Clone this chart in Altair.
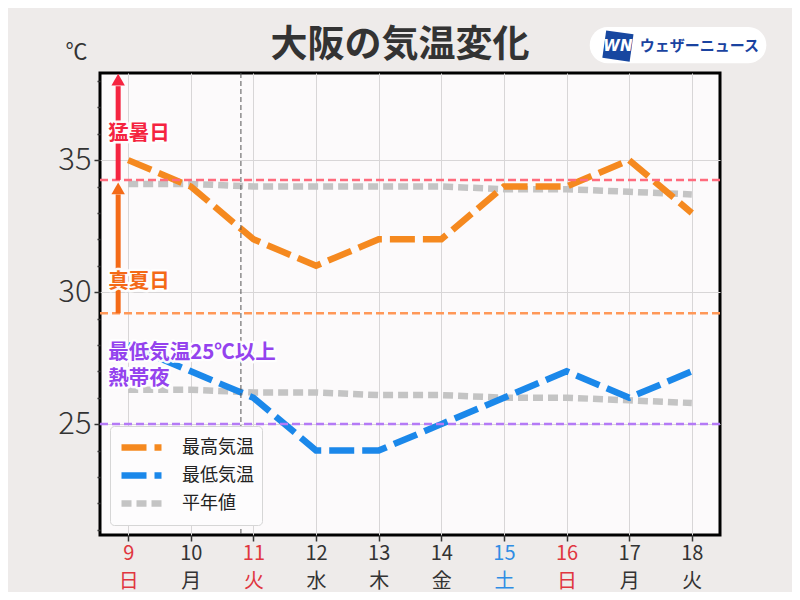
* * *
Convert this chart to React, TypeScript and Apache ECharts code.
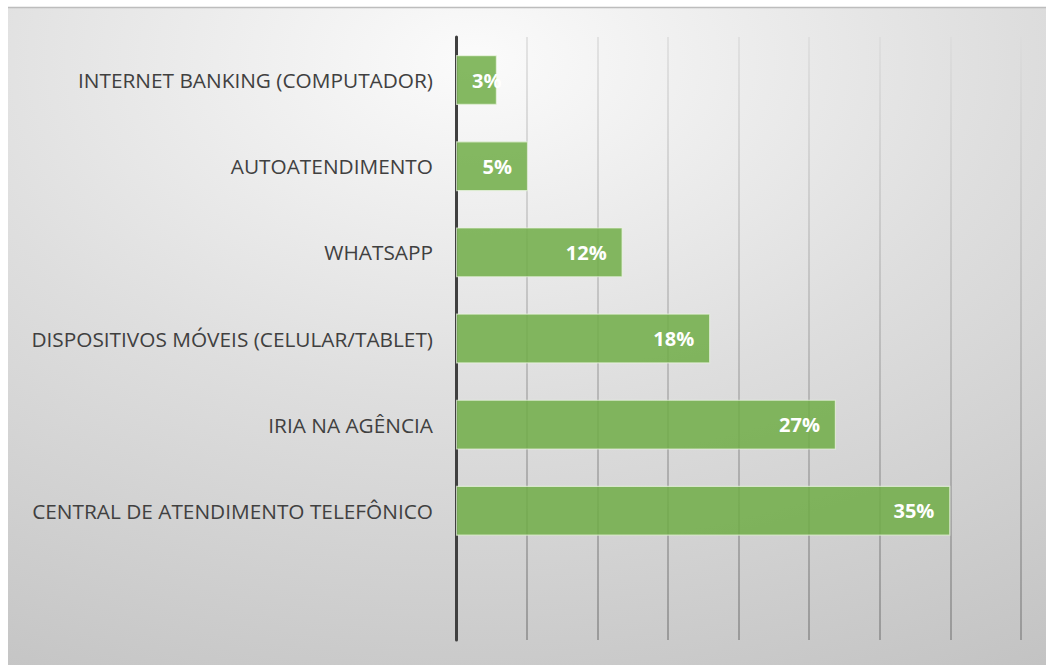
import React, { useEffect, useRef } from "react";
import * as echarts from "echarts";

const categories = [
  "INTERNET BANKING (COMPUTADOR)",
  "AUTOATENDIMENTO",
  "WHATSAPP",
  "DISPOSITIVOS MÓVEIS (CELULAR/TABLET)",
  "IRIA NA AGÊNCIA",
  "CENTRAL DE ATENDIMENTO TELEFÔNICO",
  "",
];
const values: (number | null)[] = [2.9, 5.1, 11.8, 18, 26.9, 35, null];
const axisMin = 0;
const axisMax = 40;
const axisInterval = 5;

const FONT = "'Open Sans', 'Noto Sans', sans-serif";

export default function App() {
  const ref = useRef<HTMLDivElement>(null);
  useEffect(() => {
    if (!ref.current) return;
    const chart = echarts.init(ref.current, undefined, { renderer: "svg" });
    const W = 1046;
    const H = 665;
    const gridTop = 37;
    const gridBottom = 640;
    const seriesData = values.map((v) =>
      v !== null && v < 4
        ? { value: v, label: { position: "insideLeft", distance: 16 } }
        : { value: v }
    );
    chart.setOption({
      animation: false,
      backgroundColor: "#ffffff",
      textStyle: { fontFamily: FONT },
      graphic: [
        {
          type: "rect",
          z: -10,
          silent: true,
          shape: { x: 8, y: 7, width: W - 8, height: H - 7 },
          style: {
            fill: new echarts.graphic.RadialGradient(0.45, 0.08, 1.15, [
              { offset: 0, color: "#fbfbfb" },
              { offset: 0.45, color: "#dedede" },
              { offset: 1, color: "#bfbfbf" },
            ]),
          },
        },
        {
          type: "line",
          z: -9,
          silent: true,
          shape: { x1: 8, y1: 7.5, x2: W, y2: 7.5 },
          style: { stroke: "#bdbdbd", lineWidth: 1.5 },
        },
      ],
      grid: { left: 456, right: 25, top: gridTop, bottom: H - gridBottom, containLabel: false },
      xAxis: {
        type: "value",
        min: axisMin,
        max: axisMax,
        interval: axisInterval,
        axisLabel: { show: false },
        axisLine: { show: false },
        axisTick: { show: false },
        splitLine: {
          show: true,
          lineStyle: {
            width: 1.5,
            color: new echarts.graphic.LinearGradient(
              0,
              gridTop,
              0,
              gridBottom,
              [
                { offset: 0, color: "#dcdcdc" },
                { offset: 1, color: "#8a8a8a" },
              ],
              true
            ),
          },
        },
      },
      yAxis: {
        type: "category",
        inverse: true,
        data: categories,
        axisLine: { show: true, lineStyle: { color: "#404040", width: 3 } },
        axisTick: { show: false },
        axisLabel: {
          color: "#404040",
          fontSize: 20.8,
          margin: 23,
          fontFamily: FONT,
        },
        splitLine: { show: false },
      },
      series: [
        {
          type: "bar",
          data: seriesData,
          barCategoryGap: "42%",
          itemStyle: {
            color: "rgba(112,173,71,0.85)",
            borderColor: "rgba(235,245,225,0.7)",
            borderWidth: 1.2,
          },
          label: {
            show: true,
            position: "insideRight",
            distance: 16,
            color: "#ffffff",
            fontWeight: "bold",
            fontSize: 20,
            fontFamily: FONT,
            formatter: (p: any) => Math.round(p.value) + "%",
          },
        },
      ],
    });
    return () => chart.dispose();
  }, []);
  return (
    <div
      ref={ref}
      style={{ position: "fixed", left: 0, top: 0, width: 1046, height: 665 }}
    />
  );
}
* * *
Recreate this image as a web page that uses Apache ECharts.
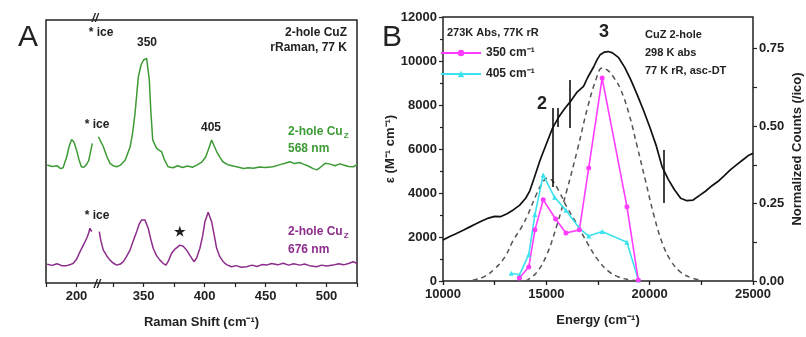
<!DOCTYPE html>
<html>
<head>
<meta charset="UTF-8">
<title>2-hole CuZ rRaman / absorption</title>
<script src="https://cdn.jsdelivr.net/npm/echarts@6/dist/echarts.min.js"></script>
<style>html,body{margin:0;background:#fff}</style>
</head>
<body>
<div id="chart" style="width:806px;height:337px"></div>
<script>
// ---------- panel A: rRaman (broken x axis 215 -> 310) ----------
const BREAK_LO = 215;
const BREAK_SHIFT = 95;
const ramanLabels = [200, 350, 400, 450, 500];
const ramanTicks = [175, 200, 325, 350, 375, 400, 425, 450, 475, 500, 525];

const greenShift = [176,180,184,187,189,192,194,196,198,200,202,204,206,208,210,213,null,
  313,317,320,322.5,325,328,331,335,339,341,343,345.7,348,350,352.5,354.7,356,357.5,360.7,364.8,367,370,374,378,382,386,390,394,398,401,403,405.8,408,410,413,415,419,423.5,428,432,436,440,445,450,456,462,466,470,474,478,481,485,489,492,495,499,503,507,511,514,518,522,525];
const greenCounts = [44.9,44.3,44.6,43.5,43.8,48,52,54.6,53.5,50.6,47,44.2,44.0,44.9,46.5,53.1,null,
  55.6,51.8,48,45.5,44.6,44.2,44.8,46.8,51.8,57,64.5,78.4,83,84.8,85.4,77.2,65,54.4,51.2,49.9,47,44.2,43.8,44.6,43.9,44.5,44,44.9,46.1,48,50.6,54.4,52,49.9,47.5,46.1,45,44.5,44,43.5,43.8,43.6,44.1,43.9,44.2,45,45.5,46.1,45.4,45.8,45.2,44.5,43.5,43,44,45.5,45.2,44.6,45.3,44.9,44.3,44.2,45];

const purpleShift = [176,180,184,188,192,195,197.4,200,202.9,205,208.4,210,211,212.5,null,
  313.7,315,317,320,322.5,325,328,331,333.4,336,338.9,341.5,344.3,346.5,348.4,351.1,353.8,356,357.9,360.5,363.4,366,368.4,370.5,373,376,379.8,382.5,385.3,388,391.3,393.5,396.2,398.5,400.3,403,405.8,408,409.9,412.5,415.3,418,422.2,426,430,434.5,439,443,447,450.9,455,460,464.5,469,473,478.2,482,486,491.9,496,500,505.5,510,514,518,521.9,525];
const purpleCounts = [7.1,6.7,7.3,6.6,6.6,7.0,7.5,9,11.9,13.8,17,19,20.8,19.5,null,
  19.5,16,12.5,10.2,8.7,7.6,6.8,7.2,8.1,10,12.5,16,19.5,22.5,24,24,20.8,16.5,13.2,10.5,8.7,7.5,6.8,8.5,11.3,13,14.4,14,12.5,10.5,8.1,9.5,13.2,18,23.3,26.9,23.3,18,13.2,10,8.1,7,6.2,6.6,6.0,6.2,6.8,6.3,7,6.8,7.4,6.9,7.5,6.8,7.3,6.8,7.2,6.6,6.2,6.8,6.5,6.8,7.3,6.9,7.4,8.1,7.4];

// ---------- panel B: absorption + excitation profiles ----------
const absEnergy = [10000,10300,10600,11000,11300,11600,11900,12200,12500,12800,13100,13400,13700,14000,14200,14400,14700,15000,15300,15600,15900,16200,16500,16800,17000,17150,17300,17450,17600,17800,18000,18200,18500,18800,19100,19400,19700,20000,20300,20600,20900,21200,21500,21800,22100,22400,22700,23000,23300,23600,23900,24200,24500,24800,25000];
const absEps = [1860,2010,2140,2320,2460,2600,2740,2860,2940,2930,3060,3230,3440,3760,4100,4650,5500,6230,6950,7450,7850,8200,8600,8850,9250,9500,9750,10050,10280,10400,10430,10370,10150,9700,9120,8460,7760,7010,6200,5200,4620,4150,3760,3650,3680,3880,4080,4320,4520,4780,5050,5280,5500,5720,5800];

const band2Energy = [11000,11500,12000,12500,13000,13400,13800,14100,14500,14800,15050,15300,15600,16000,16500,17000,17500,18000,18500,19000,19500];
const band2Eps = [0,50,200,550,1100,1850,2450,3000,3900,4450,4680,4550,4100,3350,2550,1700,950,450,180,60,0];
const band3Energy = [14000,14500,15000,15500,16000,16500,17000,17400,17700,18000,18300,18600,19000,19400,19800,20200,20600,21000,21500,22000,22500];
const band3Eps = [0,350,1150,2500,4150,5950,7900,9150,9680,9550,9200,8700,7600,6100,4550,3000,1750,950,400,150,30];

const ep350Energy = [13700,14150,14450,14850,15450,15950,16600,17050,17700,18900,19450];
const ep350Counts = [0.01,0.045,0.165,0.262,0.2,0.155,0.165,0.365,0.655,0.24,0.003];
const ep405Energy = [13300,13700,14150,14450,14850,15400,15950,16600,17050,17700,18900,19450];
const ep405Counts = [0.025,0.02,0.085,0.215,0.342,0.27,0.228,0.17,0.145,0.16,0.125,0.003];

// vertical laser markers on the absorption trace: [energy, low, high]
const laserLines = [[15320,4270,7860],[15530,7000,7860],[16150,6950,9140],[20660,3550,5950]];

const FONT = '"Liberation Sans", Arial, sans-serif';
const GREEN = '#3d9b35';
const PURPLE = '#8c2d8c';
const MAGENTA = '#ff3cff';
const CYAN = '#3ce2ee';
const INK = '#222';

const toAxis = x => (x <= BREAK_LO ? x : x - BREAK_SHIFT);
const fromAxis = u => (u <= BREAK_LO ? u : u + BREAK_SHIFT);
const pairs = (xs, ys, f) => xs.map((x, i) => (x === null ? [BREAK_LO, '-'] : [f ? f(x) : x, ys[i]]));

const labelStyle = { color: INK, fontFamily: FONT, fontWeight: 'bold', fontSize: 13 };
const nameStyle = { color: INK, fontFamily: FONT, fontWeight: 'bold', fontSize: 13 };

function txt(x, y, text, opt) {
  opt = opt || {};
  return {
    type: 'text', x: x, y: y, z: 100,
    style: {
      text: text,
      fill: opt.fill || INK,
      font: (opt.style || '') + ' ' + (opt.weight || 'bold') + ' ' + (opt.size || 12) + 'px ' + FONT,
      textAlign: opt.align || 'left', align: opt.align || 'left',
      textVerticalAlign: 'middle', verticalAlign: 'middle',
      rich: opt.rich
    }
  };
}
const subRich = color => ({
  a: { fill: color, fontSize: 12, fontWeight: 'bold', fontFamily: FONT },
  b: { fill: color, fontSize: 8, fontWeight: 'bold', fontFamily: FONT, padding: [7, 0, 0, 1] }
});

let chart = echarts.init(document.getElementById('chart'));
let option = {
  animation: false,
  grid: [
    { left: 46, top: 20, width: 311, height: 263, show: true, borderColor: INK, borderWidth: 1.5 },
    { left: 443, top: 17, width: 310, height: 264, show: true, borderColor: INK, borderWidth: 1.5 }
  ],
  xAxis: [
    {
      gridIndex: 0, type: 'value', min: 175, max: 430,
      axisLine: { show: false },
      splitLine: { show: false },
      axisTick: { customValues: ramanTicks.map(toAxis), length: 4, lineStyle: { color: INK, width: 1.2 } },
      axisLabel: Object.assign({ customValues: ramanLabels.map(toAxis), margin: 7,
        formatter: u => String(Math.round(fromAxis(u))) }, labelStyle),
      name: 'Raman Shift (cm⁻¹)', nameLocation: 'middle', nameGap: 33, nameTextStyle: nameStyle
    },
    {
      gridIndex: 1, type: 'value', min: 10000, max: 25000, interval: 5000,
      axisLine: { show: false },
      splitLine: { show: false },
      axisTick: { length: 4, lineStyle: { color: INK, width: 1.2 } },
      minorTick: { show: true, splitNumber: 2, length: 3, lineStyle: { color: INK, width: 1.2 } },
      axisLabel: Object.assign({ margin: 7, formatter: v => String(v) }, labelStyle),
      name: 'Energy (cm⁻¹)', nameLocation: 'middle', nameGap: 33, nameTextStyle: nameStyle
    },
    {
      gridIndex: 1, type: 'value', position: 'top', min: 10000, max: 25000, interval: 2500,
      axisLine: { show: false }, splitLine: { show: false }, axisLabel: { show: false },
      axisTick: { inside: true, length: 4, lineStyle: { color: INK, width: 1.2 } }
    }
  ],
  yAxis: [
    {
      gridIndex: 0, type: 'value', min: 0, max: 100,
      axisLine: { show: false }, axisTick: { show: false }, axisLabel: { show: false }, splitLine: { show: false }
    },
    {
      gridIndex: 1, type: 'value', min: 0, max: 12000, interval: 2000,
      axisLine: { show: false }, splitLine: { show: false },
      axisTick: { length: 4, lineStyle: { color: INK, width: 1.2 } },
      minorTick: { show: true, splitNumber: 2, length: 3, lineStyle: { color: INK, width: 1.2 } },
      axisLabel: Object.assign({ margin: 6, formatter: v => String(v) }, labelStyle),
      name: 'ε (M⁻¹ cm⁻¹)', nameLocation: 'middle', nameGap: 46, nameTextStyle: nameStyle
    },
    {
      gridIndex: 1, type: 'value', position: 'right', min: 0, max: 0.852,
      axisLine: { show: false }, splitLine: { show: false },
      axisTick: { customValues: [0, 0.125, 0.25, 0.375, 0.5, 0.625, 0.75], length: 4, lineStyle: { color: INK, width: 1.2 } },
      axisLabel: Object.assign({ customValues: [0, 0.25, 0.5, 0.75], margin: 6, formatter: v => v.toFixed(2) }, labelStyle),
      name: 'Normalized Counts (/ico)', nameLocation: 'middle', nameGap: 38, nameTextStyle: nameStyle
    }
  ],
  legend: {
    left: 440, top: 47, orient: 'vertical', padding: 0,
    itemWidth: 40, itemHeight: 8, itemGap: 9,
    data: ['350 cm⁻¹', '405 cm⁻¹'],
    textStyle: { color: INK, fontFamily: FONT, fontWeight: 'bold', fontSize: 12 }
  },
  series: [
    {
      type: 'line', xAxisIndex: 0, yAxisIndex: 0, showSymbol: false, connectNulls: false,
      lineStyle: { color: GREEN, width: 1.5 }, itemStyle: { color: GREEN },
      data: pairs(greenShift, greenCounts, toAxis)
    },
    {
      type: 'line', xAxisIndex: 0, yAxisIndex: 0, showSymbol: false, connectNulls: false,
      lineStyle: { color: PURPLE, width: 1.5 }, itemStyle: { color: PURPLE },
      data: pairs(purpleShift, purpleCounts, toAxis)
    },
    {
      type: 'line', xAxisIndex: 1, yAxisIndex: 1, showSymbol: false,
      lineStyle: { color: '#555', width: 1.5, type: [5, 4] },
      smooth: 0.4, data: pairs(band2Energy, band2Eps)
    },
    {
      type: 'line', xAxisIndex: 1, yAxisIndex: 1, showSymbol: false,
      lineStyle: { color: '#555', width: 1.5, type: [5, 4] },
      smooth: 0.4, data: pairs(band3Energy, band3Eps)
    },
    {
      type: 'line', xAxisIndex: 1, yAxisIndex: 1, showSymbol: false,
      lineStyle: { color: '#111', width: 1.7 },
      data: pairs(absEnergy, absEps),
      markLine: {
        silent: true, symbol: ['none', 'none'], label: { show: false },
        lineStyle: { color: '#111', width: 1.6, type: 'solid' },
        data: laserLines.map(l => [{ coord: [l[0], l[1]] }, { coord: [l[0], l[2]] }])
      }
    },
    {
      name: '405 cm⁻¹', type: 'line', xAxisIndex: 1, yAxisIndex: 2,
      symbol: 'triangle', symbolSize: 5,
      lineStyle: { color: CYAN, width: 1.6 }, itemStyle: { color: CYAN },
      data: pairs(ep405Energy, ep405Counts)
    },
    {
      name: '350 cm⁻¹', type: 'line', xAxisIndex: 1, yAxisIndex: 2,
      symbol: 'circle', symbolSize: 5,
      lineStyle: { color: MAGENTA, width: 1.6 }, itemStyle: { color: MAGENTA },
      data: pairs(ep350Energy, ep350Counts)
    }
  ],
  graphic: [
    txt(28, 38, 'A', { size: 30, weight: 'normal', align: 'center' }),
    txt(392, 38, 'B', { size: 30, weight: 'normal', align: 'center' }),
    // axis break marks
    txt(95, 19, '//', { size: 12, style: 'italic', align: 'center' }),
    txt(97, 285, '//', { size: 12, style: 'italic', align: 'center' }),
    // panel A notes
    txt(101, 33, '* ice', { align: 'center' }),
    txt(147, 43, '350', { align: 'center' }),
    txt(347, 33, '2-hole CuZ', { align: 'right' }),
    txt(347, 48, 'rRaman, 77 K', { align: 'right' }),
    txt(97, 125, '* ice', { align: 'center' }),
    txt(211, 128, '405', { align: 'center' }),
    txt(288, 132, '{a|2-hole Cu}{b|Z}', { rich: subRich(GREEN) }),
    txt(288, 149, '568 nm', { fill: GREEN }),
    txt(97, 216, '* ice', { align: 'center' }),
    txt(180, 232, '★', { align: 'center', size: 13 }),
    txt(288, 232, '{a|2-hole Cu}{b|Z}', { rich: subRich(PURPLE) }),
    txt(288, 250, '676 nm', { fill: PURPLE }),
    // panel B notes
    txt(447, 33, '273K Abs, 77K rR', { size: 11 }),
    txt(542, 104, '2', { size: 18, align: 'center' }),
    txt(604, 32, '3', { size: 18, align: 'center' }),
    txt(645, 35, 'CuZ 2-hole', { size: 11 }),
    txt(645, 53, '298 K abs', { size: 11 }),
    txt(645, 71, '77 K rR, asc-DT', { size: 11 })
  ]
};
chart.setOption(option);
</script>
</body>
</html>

• INSTRUCTION
On how many lines does the word "this" appear? Answer with only the number.

• COMPLETED TASK
3